>In the case of abortion, it is reasonable to understand those in the
>progressive wing of the anti-abortion movement who argue that the rhetoric
>of "pro-choice" is hollow for poor women who might want to keep their child,
>but find abortion the only economic alternative. Mere state funding for
>abortion does not assure "choice" but only makes one of two impossible
>choices imposed by capitalist society a bit more viable. Such "choice"
>merely means that the poor are forced into abortion because they have no
>other option-- a conscious goal by some family planner advocates over the
>years. There is a traditional class conscious attack on abortion advocacy
>that sees plenty of method to a system that seems to assure freedom for
>professional women while creating tremendous economic pressure on poor women
>to not have children.
Um. Nathan, I am not sure what you are driving at here. That some women would carry to term if their life conditions were different seems no reason not to ensure full access to abortion in case they do not want to birth a child: free access does not coerce abortion; poverty might but then the solution is abolition of poverty, not restrictions on reproductive freedom (plus poverty seems correlated with higher birth rates). Your implication here is insidious: that poor women cannot be trusted to exercise their choice 'wisely' if they are allowed a real choice; full access would encourage them to--what?--abdicate their responsibility to breed the race numerous and strong? Poor women therefore cannot be trusted with freedom. I can't imagine that you think this, but it is surely possible that what you have written could be interpreted that way by for example one of the WBAI listeners who was talking up an Ice Age storm before Doug's last show. Sent the person I was in the car into a deep, deep funk. He was almost as bad as the Indian dj on a local NJ radio station who when asked about the low ratio of women to men in India mused that the scarcity of women would relieve him of a dowry for his daughters.
Now to change topics slightly. That Chicago study about how abortion has reduced the number of criminals raises several deep methodological questions about what is wrong with regression analysis as practiced in the social sciences today (in the case it's interesting that one counterfactual can be entertained--that these children, if born, would have turned out to be criminals--but the other more obvious one seems unbroachable--if involuntary unemployment had been eliminated, these children, if born, would have prospered: what makes the one thought experiment worth statistically investigating but the other one less interesting?)
We have not yet probed the question of what exactly is methdologically wrong with this study.
By not underlining the historically contigent conditions, e.g., the collapse of keynesian full employment macro economic policy or the institutional structure of capitalism itself, which make for some statistical liklihood of criminal behavior by those disproportionately poor children if they had not been aborted--Habermas would call these contigent conditions 'ideologically frozen relations of dependence that can in principle be transformed'--the researchers seem to give the impression that it is something about the kids themselves that would have brought about criminal activity.

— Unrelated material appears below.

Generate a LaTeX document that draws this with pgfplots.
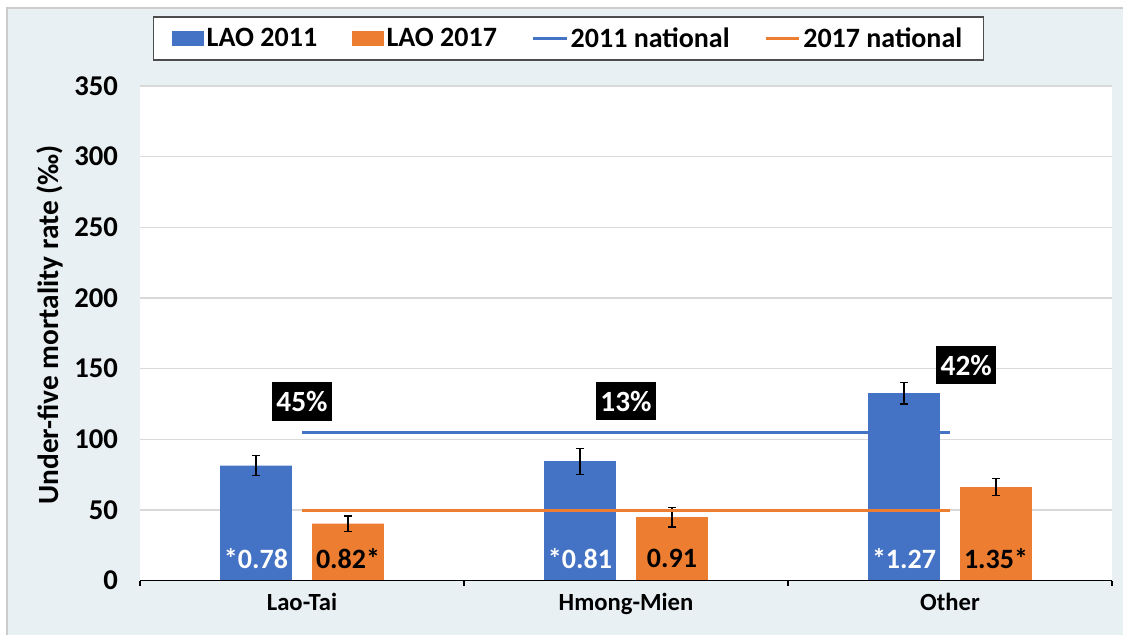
\documentclass[border=0pt]{standalone}
\usepackage{pgfplots}
\pgfplotsset{compat=1.18}
\usepackage{pgfplotstable}
\usepackage{fontspec}
\setmainfont{Carlito}
\definecolor{cblue}{HTML}{4472C4}
\definecolor{corange}{HTML}{ED7D31}
\definecolor{bgcol}{RGB}{232,240,243}
\definecolor{gridcol}{RGB}{217,217,217}
\pgfplotstableread{
x y e
0 81.3 7.1
1 84.4 9.2
2 132.6 7.7
}\tA
\pgfplotstableread{
x y e
0 40.2 5.5
1 44.8 6.8
2 66.0 6.0
}\tB
\pgfplotstableread{
x y
0 104.5
1 104.5
2 104.5
}\nA
\pgfplotstableread{
x y
0 49.3
1 49.3
2 49.3
}\nB
\begin{document}
\begin{tikzpicture}
\useasboundingbox (0,0) rectangle (842.25pt,476.25pt);
\fill[bgcol] (5.25pt,0) rectangle (842.25pt,470.25pt);
\draw[gray!40, line width=0.8pt] (5.25pt,0) -- (5.25pt,470.25pt) -- (842.25pt,470.25pt);
\begin{axis}[
  at={(105pt,40.875pt)}, anchor=south west,
  scale only axis, width=729pt, height=370.9pt,
  xmin=-0.5, xmax=2.5, ymin=0, ymax=350,
  axis background/.style={fill=white},
  axis line style={draw=none},
  ytick={0,50,...,350},
  /pgf/number format/assume math mode=true,
  ymajorgrids, grid style={gridcol, line width=1pt},
  major tick length=0pt,
  tick align=outside,
  xtick={0,1,2}, xticklabels={Lao-Tai,Hmong-Mien,Other},
  xtick pos=bottom, ytick pos=left,
  extra x ticks={-0.5,0.5,1.5,2.5}, extra x tick labels={},
  extra x tick style={grid=none, major tick length=4pt, tick style={black, line width=1pt}},
  yticklabel style={font=\bfseries\fontsize{21.5}{25}\selectfont, xshift=-13pt},
  xticklabel style={font=\bfseries\fontsize{18.5}{22}\selectfont, yshift=-6pt},
  ylabel={Under-five mortality rate (‰)},
  ylabel style={font=\bfseries\fontsize{22}{26}\selectfont, at={(axis description cs:-0.093,0.517)}, anchor=center},
  legend columns=4,
  legend style={at={(axis description cs:0.4408,1.096)}, anchor=center,
    draw=black!70, line width=0.8pt, fill=white,
    font=\bfseries\fontsize{21}{25}\selectfont,
    inner xsep=14pt, inner ysep=6pt,
    /tikz/every even column/.append style={column sep=24pt},
    nodes={inner xsep=2pt}},
]
\addplot[ybar, bar width=0.222, bar shift=0, fill=cblue, draw=none,
  legend image code/.code={\fill[cblue] (0pt,-5.5pt) rectangle (24pt,5.5pt);},
  error bars/.cd, y dir=both, y explicit,
  error bar style={black, line width=1.1pt},
  error mark options={black, rotate=90, mark size=3pt, line width=1.1pt}]
  table[x expr=\thisrow{x}-0.142, y=y, y error=e]{\tA};
\addlegendentry{LAO 2011}
\addplot[ybar, bar width=0.222, bar shift=0, fill=corange, draw=none,
  legend image code/.code={\fill[corange] (0pt,-5.5pt) rectangle (24pt,5.5pt);},
  error bars/.cd, y dir=both, y explicit,
  error bar style={black, line width=1.1pt},
  error mark options={black, rotate=90, mark size=3pt, line width=1.1pt}]
  table[x expr=\thisrow{x}+0.142, y=y, y error=e]{\tB};
\addlegendentry{LAO 2017}
\addplot[cblue, line width=2.3pt, no marks,
  legend image code/.code={\draw[cblue, line width=2.3pt] (0pt,0pt) -- (25pt,0pt);}]
  table[x=x, y=y]{\nA};
\addlegendentry{2011 national}
\addplot[corange, line width=2.3pt, no marks,
  legend image code/.code={\draw[corange, line width=2.3pt] (0pt,0pt) -- (25pt,0pt);}]
  table[x=x, y=y]{\nB};
\addlegendentry{2017 national}
% bar labels
\begin{scope}[every node/.style={font=\bfseries\fontsize{21}{25}\selectfont, inner sep=0pt}]
\node[white] at (axis cs:-0.142,15.5) {*0.78};
\node[black] at (axis cs:0.142,15.5) {0.82*};
\node[white] at (axis cs:0.858,15.5) {*0.81};
\node[black] at (axis cs:1.142,15.5) {0.91};
\node[white] at (axis cs:1.858,15.5) {*1.27};
\node[black] at (axis cs:2.142,15.5) {1.35*};
\end{scope}
\begin{scope}[every node/.style={fill=black, text=white, font=\bfseries\fontsize{22}{26}\selectfont, inner xsep=3.5pt, minimum height=29pt}]
\node at (axis cs:0,126.5) {45\%};
\node at (axis cs:1,127) {13\%};
\node at (axis cs:2.05,152.5) {42\%};
\end{scope}
\draw[black, line width=1pt] (axis cs:-0.5,0) -- (axis cs:2.5,0);
\end{axis}
\end{tikzpicture}
\end{document}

The historical mediations between them and crime are absented; a genetic determinism is necessarily implied to make the finding interesting. The study proves nothing--it does not specify how and why these children, if born, would have been more likely to be criminals; it works on the implicit assumption of a crude genetic determinism (doubtless racialized) to be interesting: if these children are not necessarily as a result of what they inherited to be more likely to be criminals, then the task becomes the specification of the conditions under which the correlation between these kids and crime holds. At any rate, those conditions have been ideologically frozen, and here their explanation relies on a resurgence of the most vulgar naturalism--that the market is a natural process the outcomes of which thus cannot be changed and that complex behaviors are determined by one's genes.
I am sure that there are much deeper things that can be said about what has gone wrong in this study. Looking forward to any further comment.